The admission that the OU course M885 knowingly gives its students 'non-good' articles to read notwithstanding, this took me no further forward. I submitted my homework without answering Question 2 - for how could I answer it, believing to be based on deliberate gibberish? Should I have constructed more gibberish of my own? - and duly paid a 15% mark forfeit for my trouble.

So I sent my complaint to IEEE Software, and here, at last, I found someone who took the complaint seriously. The current editor in chief, appointed long after publication of the article in question and therefore quite innocent of direct involvement, took the trouble to examine the Madanmohan and De' paper, and grokked it. However, I soon discovered he was limited in the action he could take.

The cogs of the IEEE turn at a similar rate to those engraved on the obverse side of a £2 coin. The editor in chief initiated two inquiries: one to determine whether the article was plagiarised, and a second to determine if the plagiarism invalidated the paper as a whole. 

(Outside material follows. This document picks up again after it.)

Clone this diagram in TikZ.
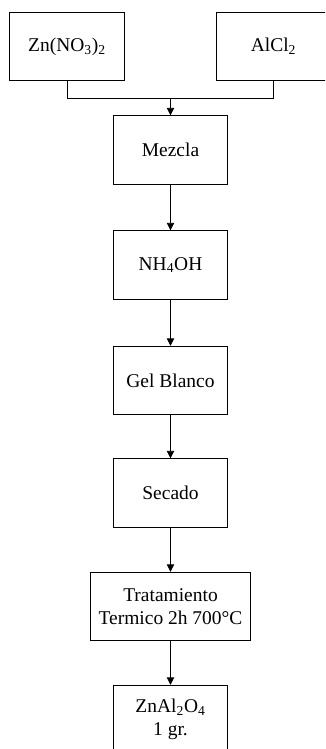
\documentclass[tikz,border=0pt]{standalone}
\usepackage{fontspec}
\setmainfont{Liberation Serif}
\usepackage{tikz}
\usetikzlibrary{arrows.meta,positioning}

\begin{document}
\begin{tikzpicture}[x=0.75pt,y=-0.75pt,every node/.style={draw,line width=0.6pt,font=\fontsize{14.6}{16.8}\selectfont,align=center,minimum width=86pt,minimum height=51.5pt,inner sep=2pt},>={Triangle[length=5.5pt,width=5.5pt]},line width=0.6pt]
\clip (0,0) rectangle (325,749);
\node (z) at (67,46.5) {Zn(NO\textsubscript{3})\textsubscript{2}};
\node (al) at (273.5,46.5) {AlCl\textsubscript{2}};
\node (m) at (170.5,150) {Mezcla};
\node (n) at (170.5,265) {NH\textsubscript{4}OH};
\node (g) at (170.5,380.5) {Gel Blanco};
\node (s) at (170.5,493) {Secado};
\node[minimum width=120.5pt] (t) at (170.5,606.5) {Tratamiento\\Termico 2h 700°C};
\node (p) at (170.5,719.5) {ZnAl\textsubscript{2}O\textsubscript{4}\\1 gr.};
\coordinate (j) at (170.5,98);
\draw (z.south) |- (j);\draw (al.south) |- (j);
\draw[->] (j)--(m);\draw[->] (m)--(n);\draw[->] (n)--(g);
\draw[->] (g)--(s);\draw[->] (s)--(t);\draw[->] (t)--(p);
\end{tikzpicture}
\end{document}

After six months, Madanmohan and De' were deemed guilty of Type 4 plagiarism by the first enquiry. (Type 1 plagiarism, the worst, is stealing a whole paper, for example publishing Jeremy Bottlewasher's Theory of Relativity. Type 4 is just swiping the odd sentence, Type 3 is theft of paragraph sized chunks. The penalty for Type 4 plagiarism is simply to apologise to the 'plagiarees'.)

A few months after that, the second committee, the committee that was to determine if Open Source Reuse was invalidated, determined that

53% of the statements are actual well supported pieces of evidence, 20% are weakly supported statement, [sic] and eventually we have 27% of statements that are pure claims […] The framework of OSS usage in industry depicted in the paper is close to reality. Although [sic, I think they mean 'altogether' - VS] circa half of the pretended [sic, presumably a Freud-influenced attempt at 'presented' - VS] pieces of evidence are actually supported by the empirical investigation.

We cannot recommend the removal of the paper from the digital library.

A fascinating judgement, but not without precedent. For was there not once a curate who, in so many words, famously observed that 53% of his egg was good?

Aftermath

So, despite my best efforts, for 29 bucks you too can enjoy Open Source Reuse in the privacy of your own internet café. Other authors of other papers will presumably continue to cite it. The OU course M885 is free to include it in its selection of 'bad' papers, and more unfortunate students everywhere must continue, unknowing, to struggle through the bastardised, meaningless version of Tony Byrne's words. 

The main practical upshot that I am aware of is that the little dialog box that the OU's website puts up when you upload homework, threatening dire consequences for submitting plagiarised work, now makes me laugh like a drain.

I realise that I am being naïve, but I really have been quite shocked by this experience. It is a commonplace belief that less good academics, securely tenured, can publish any old rubbish. But, sharing xkcd's discipline snobbery, I had previously associated this sort of thing with fashionable humanities, not our own beloved Comp. Sci. And it is one thing to suspect in a vague, generalised way that local government can be corrupt, quite another to witness your own local councillor trousering a wad of £50 notes.